Source code of charts
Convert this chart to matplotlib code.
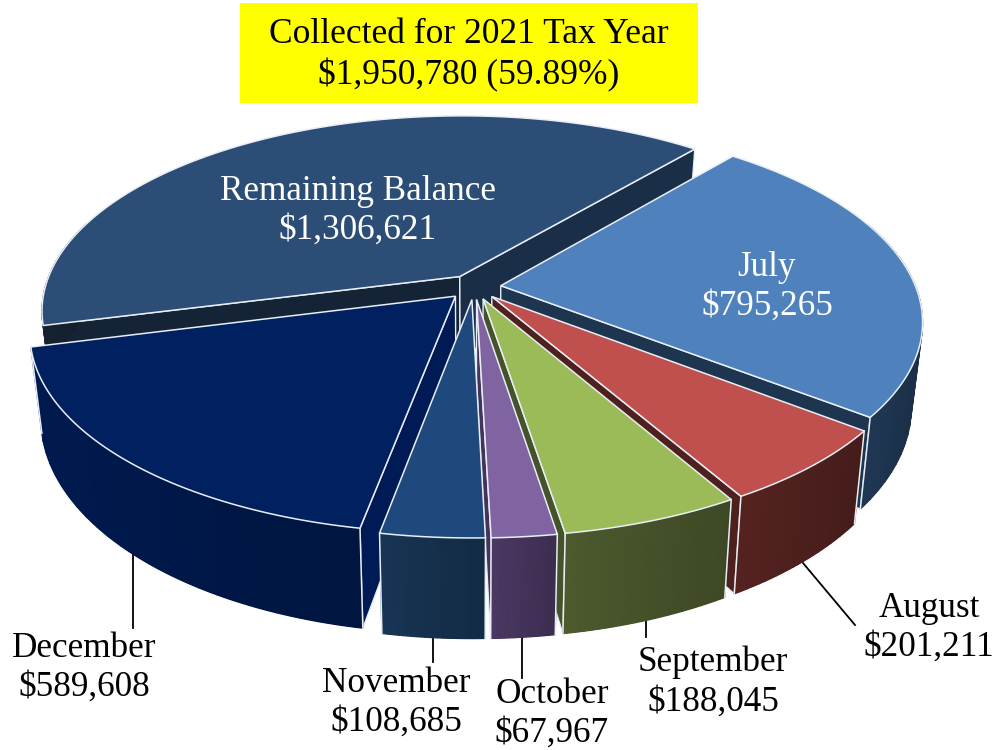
import numpy as np
import matplotlib
matplotlib.use("Agg")
import matplotlib.pyplot as plt
from matplotlib.patches import Polygon, Rectangle

labels = ["July", "August", "September", "October", "November", "December", "Remaining Balance"]
values = [795265, 201211, 188045, 67967, 108685, 589608, 1306621]
top_colors = ["#4F81BD", "#C0504D", "#9BBB59", "#8064A2", "#1F497D", "#002060", "#2C4D75"]
wall_colors = ["#1E3550", "#4E201E", "#46522A", "#44335A", "#15304D", "#001848", "#151F2C"]
cut_colors = ["#1E3550", "#4E201E", "#46522A", "#44335A", "#15304D", "#001A55", "#1A2E47"]
title_lines = ["Collected for 2021 Tax Year", "$1,950,780 (59.89%)"]

plt.rcParams['font.family'] = ['Liberation Serif', 'DejaVu Serif']
fig = plt.figure(figsize=(9.95, 7.5), dpi=100)
ax = fig.add_axes([0, 0, 1, 1])
ax.set_xlim(0, 995); ax.set_ylim(750, 0); ax.axis('off')

CX, CY = 474, 287
R, K, P, H = 415, 192, 0.174, 82
SHRINK = 0.975
EXPLODE = 0.065
START = 40.0
EDGE = '#E8EEF5'

def proj(X, Y, down=0.0):
    s = 1 / (1 - P * np.asarray(Y))
    x = CX + R * np.asarray(X) * s
    if down:
        x = CX + (x - CX) * SHRINK
    return x, CY + K * np.asarray(Y) * s + down * s

def shade(c, f):
    r = np.array(matplotlib.colors.to_rgb(c))
    return tuple(np.clip(r * f, 0, 1))

total = sum(values)
angs = START + np.concatenate([[0], np.cumsum(values)]) / total * 360
wedges = []
for i in range(len(values)):
    a0, a1 = angs[i], angs[i + 1]
    m = np.radians((a0 + a1) / 2)
    ox, oy = EXPLODE * np.sin(m), -EXPLODE * np.cos(m)
    wedges.append((-np.cos(m), i, a0, a1, ox, oy))
wedges.sort()

for n, (_, i, a0, a1, ox, oy) in enumerate(wedges):
    z = 2 + n * 3
    t = np.radians(np.linspace(a0, a1, 240))
    ex, ey = ox + np.sin(t), oy - np.cos(t)
    # cut faces, only those turned towards the viewer
    faces = []
    if -np.sin(t[0]) > 0:
        faces.append((ex[0], ey[0], 0.75 if i == 6 else 1.0))
    if np.sin(t[-1]) > 0:
        faces.append((ex[-1], ey[-1], 1.0))
    for X, Y, f in faces:
        xs = np.array([ox, X]); ys = np.array([oy, Y])
        x0, y0 = proj(xs, ys); x1, y1 = proj(xs, ys, H)
        ax.add_patch(Polygon(np.c_[np.r_[x0, x1[::-1]], np.r_[y0, y1[::-1]]],
                             closed=True, fc=shade(cut_colors[i], f), ec=EDGE, lw=1.0, zorder=z))
    # outer wall: solid body, gradient bands, then edge lines
    vis = ey > -0.35
    if vis.any():
        x0, y0 = proj(ex[vis], ey[vis]); x1, y1 = proj(ex[vis], ey[vis], H)
        outline = np.c_[np.r_[x0, x1[::-1]], np.r_[y0, y1[::-1]]]
        ax.add_patch(Polygon(outline, closed=True, fc=wall_colors[i], ec='none', zorder=z + 1))
        nb = 24
        idx = np.linspace(0, len(x0) - 1, nb + 1).astype(int)
        xmin, xmax = min(x0.min(), x1.min()), max(x0.max(), x1.max())
        for a, b in zip(idx[:-1], idx[1:]):
            xm = (x0[a] + x0[b]) / 2
            f = 1.1 - 0.22 * (xm - xmin) / max(xmax - xmin, 1)
            c = shade(wall_colors[i], f)
            ax.add_patch(Polygon(np.c_[np.r_[x0[a:b + 1], x1[a:b + 1][::-1]], np.r_[y0[a:b + 1], y1[a:b + 1][::-1]]],
                                 closed=True, fc=c, ec=c, lw=0.9, zorder=z + 1))
        if vis[0] and i != 6:
            ax.plot([x0[0], x1[0]], [y0[0], y1[0]], color=EDGE, lw=1.1, zorder=z + 1)
        if vis[-1]:
            ax.plot([x0[-1], x1[-1]], [y0[-1], y1[-1]], color=EDGE, lw=1.1, zorder=z + 1)
    # top
    tx, ty = proj(np.r_[ox, ex], np.r_[oy, ey])
    ax.add_patch(Polygon(np.c_[tx, ty], closed=True, fc=top_colors[i], ec=EDGE, lw=1.1, zorder=z + 2))

ax.add_patch(Rectangle((240, 3), 458, 100, fc='#FFFF00', ec='none', zorder=50))
ax.text(469, 55, "\n".join(title_lines), ha='center', va='center', fontsize=25.5, linespacing=1.26, color='black', zorder=51)

FS = 25.3
LS = 1.25
ax.text(358, 211, "Remaining Balance\n$1,306,621", ha='center', va='center', color='white', fontsize=FS, linespacing=LS, zorder=60)
ax.text(767, 287, "July\n$795,265", ha='center', va='center', color='white', fontsize=FS, linespacing=LS, zorder=60)
ax.text(929, 628, "August\n$201,211", ha='center', va='center', fontsize=FS, linespacing=LS, zorder=60)
ax.text(713, 682, "September\n$188,045", ha='center', va='center', fontsize=FS, linespacing=LS, zorder=60)
ax.text(552, 714, "October\n$67,967", ha='center', va='center', fontsize=FS, linespacing=LS, zorder=60)
ax.text(396, 703, "November\n$108,685", ha='center', va='center', fontsize=FS, linespacing=LS, zorder=60)
ax.text(84, 668, "December\n$589,608", ha='center', va='center', fontsize=FS, linespacing=LS, zorder=60)

for (xa, ya, xb, yb) in [(133, 555, 133, 628), (433, 630, 433, 662), (522, 630, 522, 678),
                         (646, 610, 646, 637), (803, 563, 855, 625)]:
    ax.plot([xa, xb], [ya, yb], color='black', lw=1.3, zorder=1)

fig.savefig("out.png", dpi=100)
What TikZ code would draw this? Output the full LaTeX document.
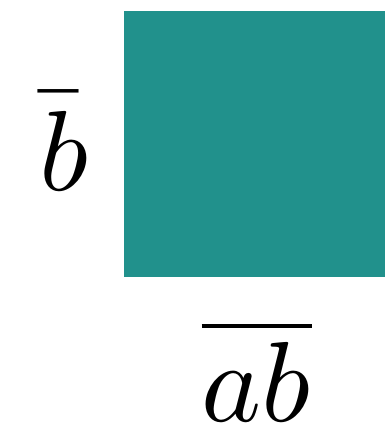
\documentclass[tikz,border=0pt]{standalone}
\usepackage{fontspec}
\usepackage{unicode-math}
\definecolor{tealfill}{HTML}{21918C}
\tikzset{lbl/.style={inner sep=0pt, anchor=base, font=\fontsize{114}{120}\selectfont}}
\begin{document}
\begin{tikzpicture}[x=1pt,y=1pt]
\useasboundingbox (0,0) rectangle (385,-424);
\fill[tealfill] (124,-11) rectangle (385,-277);
\node[lbl] (bl) at (65,-190) {$\bar b$};
\node[lbl] (abl) at (257,-421) {$\overline{ab}$};
\end{tikzpicture}
\end{document}
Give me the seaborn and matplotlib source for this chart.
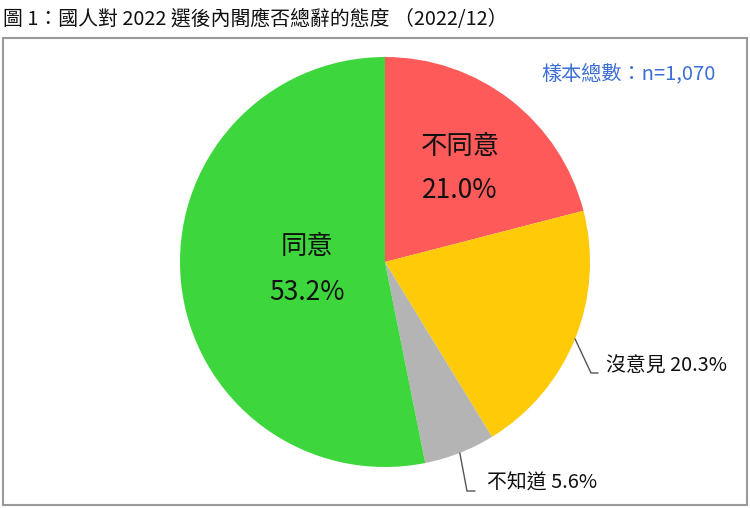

(EXERCISE AIM) Your copy should repeat each entry above exactly but contain no pictures.

(TASK SOLUTION)
Convert this chart to matplotlib code.
import numpy as np
import matplotlib
matplotlib.use("Agg")
import matplotlib.pyplot as plt
from matplotlib.patches import Polygon, Rectangle

labels = ["July", "August", "September", "October", "November", "December", "Remaining Balance"]
values = [795265, 201211, 188045, 67967, 108685, 589608, 1306621]
top_colors = ["#4F81BD", "#C0504D", "#9BBB59", "#8064A2", "#1F497D", "#002060", "#2C4D75"]
wall_colors = ["#1E3550", "#4E201E", "#46522A", "#44335A", "#15304D", "#001848", "#151F2C"]
cut_colors = ["#1E3550", "#4E201E", "#46522A", "#44335A", "#15304D", "#001A55", "#1A2E47"]
title_lines = ["Collected for 2021 Tax Year", "$1,950,780 (59.89%)"]

plt.rcParams['font.family'] = ['Liberation Serif', 'DejaVu Serif']
fig = plt.figure(figsize=(9.95, 7.5), dpi=100)
ax = fig.add_axes([0, 0, 1, 1])
ax.set_xlim(0, 995); ax.set_ylim(750, 0); ax.axis('off')

CX, CY = 474, 287
R, K, P, H = 415, 192, 0.174, 82
SHRINK = 0.975
EXPLODE = 0.065
START = 40.0
EDGE = '#E8EEF5'

def proj(X, Y, down=0.0):
    s = 1 / (1 - P * np.asarray(Y))
    x = CX + R * np.asarray(X) * s
    if down:
        x = CX + (x - CX) * SHRINK
    return x, CY + K * np.asarray(Y) * s + down * s

def shade(c, f):
    r = np.array(matplotlib.colors.to_rgb(c))
    return tuple(np.clip(r * f, 0, 1))

total = sum(values)
angs = START + np.concatenate([[0], np.cumsum(values)]) / total * 360
wedges = []
for i in range(len(values)):
    a0, a1 = angs[i], angs[i + 1]
    m = np.radians((a0 + a1) / 2)
    ox, oy = EXPLODE * np.sin(m), -EXPLODE * np.cos(m)
    wedges.append((-np.cos(m), i, a0, a1, ox, oy))
wedges.sort()

for n, (_, i, a0, a1, ox, oy) in enumerate(wedges):
    z = 2 + n * 3
    t = np.radians(np.linspace(a0, a1, 240))
    ex, ey = ox + np.sin(t), oy - np.cos(t)
    # cut faces, only those turned towards the viewer
    faces = []
    if -np.sin(t[0]) > 0:
        faces.append((ex[0], ey[0], 0.75 if i == 6 else 1.0))
    if np.sin(t[-1]) > 0:
        faces.append((ex[-1], ey[-1], 1.0))
    for X, Y, f in faces:
        xs = np.array([ox, X]); ys = np.array([oy, Y])
        x0, y0 = proj(xs, ys); x1, y1 = proj(xs, ys, H)
        ax.add_patch(Polygon(np.c_[np.r_[x0, x1[::-1]], np.r_[y0, y1[::-1]]],
                             closed=True, fc=shade(cut_colors[i], f), ec=EDGE, lw=1.0, zorder=z))
    # outer wall: solid body, gradient bands, then edge lines
    vis = ey > -0.35
    if vis.any():
        x0, y0 = proj(ex[vis], ey[vis]); x1, y1 = proj(ex[vis], ey[vis], H)
        outline = np.c_[np.r_[x0, x1[::-1]], np.r_[y0, y1[::-1]]]
        ax.add_patch(Polygon(outline, closed=True, fc=wall_colors[i], ec='none', zorder=z + 1))
        nb = 24
        idx = np.linspace(0, len(x0) - 1, nb + 1).astype(int)
        xmin, xmax = min(x0.min(), x1.min()), max(x0.max(), x1.max())
        for a, b in zip(idx[:-1], idx[1:]):
            xm = (x0[a] + x0[b]) / 2
            f = 1.1 - 0.22 * (xm - xmin) / max(xmax - xmin, 1)
            c = shade(wall_colors[i], f)
            ax.add_patch(Polygon(np.c_[np.r_[x0[a:b + 1], x1[a:b + 1][::-1]], np.r_[y0[a:b + 1], y1[a:b + 1][::-1]]],
                                 closed=True, fc=c, ec=c, lw=0.9, zorder=z + 1))
        if vis[0] and i != 6:
            ax.plot([x0[0], x1[0]], [y0[0], y1[0]], color=EDGE, lw=1.1, zorder=z + 1)
        if vis[-1]:
            ax.plot([x0[-1], x1[-1]], [y0[-1], y1[-1]], color=EDGE, lw=1.1, zorder=z + 1)
    # top
    tx, ty = proj(np.r_[ox, ex], np.r_[oy, ey])
    ax.add_patch(Polygon(np.c_[tx, ty], closed=True, fc=top_colors[i], ec=EDGE, lw=1.1, zorder=z + 2))

ax.add_patch(Rectangle((240, 3), 458, 100, fc='#FFFF00', ec='none', zorder=50))
ax.text(469, 55, "\n".join(title_lines), ha='center', va='center', fontsize=25.5, linespacing=1.26, color='black', zorder=51)

FS = 25.3
LS = 1.25
ax.text(358, 211, "Remaining Balance\n$1,306,621", ha='center', va='center', color='white', fontsize=FS, linespacing=LS, zorder=60)
ax.text(767, 287, "July\n$795,265", ha='center', va='center', color='white', fontsize=FS, linespacing=LS, zorder=60)
ax.text(929, 628, "August\n$201,211", ha='center', va='center', fontsize=FS, linespacing=LS, zorder=60)
ax.text(713, 682, "September\n$188,045", ha='center', va='center', fontsize=FS, linespacing=LS, zorder=60)
ax.text(552, 714, "October\n$67,967", ha='center', va='center', fontsize=FS, linespacing=LS, zorder=60)
ax.text(396, 703, "November\n$108,685", ha='center', va='center', fontsize=FS, linespacing=LS, zorder=60)
ax.text(84, 668, "December\n$589,608", ha='center', va='center', fontsize=FS, linespacing=LS, zorder=60)

for (xa, ya, xb, yb) in [(133, 555, 133, 628), (433, 630, 433, 662), (522, 630, 522, 678),
                         (646, 610, 646, 637), (803, 563, 855, 625)]:
    ax.plot([xa, xb], [ya, yb], color='black', lw=1.3, zorder=1)

fig.savefig("out.png", dpi=100)
What TikZ code would draw this? Output the full LaTeX document.
\documentclass[tikz,border=0pt]{standalone}
\usepackage{fontspec}
\usepackage{unicode-math}
\definecolor{tealfill}{HTML}{21918C}
\tikzset{lbl/.style={inner sep=0pt, anchor=base, font=\fontsize{114}{120}\selectfont}}
\begin{document}
\begin{tikzpicture}[x=1pt,y=1pt]
\useasboundingbox (0,0) rectangle (385,-424);
\fill[tealfill] (124,-11) rectangle (385,-277);
\node[lbl] (bl) at (65,-190) {$\bar b$};
\node[lbl] (abl) at (257,-421) {$\overline{ab}$};
\end{tikzpicture}
\end{document}
Give me the seaborn and matplotlib source for this chart.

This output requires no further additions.